Ryoyu Kobayashi: Der Schweiger hat auf der Schanze das Sagen
Von Christoph Geiler
Würde Ryoyu Kobayashi auch nur annähernd so skispringen wie er spricht, er hätte es wohl nie weit gebracht. Der japanische Weitenjäger ist ein Mann der kurzen Antworten und der leisen Sätze. Interviews scheint Kobayashi in etwa so gerne zu mögen wie ein Skispringer den Rückenwind.
Das wurde nach seinem Erfolg beim Auftaktspringen der Vierschanzentournee in Oberstdorf wieder deutlich. So sehr sich der redselige Dolmetscher im ORF-Siegerinterview auch bemühte, den 23-Jährigen in ein Gespräch zu verwickeln, mehr als ein „ich will gute Sprünge zeigen“ war Ryoyu Kobayashi nicht zu entlocken.
Sonst ist es ja häufig die Konkurrenz, der es beim 23-Jährigen aus Hachimantai die Sprache verschlägt. Seit dem vergangenen Winter hat Ryoyu Kobayashi im Skispringen die Lufthoheit, den Gegnern bleibt meist nur die Rolle der staunenden Flugbegleiter.

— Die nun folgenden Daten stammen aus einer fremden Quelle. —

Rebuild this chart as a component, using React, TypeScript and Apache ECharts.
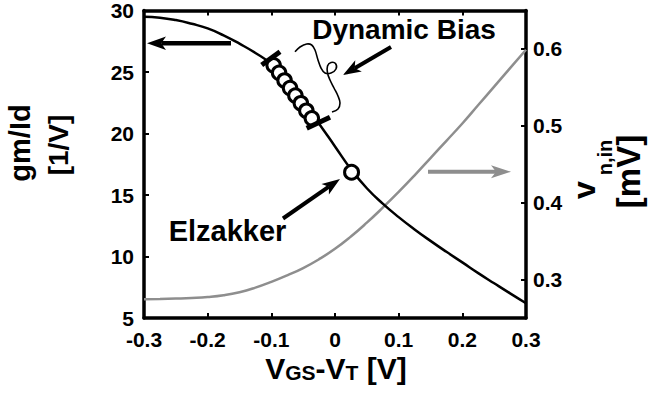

Bei ihm sehe das Skispringen so spielerisch und selbstverständlich aus, erklären die Experten unisono. „Eigentlich macht er nichts Besonderes“, sagt ÖSV-Coach Andreas Felder, „er macht nur das richtig, was er richtig machen muss.“
"Da kann man nur den Hut ziehen"
Und das, was er richtig machen muss, das macht Kobayashi augenscheinlich richtig gut, wie die Daten aus seinem Flugschreiber beweisen: Von den 36 Weltcupspringen seit Beginn der Saison 2018/’19 hat der Japaner 16 gewonnen, 25 Mal landete er auf dem Siegespodest. Nur ein einziges Mal schaffte er es in diesem Zeitraum nicht in die Top Ten. In diesem Winter hält Kobayashi auch schon wieder bei drei Saisonsiegen und war noch nie schlechter als Sechster. „Da kann man nur den Hut ziehen“, meinte auch Stefan Kraft nach Kobayashis Erfolg in Oberstdorf, seinem fünften Tagessieg in Folge bei der Vierschanzentournee. „Seine Sprünge waren wie aus einem Guss.“
9,2 Punkte liegt Kobayashi bereits vor dem ersten Verfolger Karl Geiger (GER), Stefan Kraft liegt als Vierter 13,9 Zähler hinter dem Titelverteidiger. Dieser Rückstand sei sehr wohl wettzumachen, betont der Salzburger. „Wenn Kobayashi Fehler macht. Und die macht er hoffentlich.“
Ob sich Stefan Kraft da wohl nicht falsche Hoffnungen macht? Wenn Ryoyu Kobayashi zuletzt eines ausgezeichnet hat, dann ist es seine Konstanz. Der Japaner gibt sich keine Blöße. Nicht einmal beim Interview.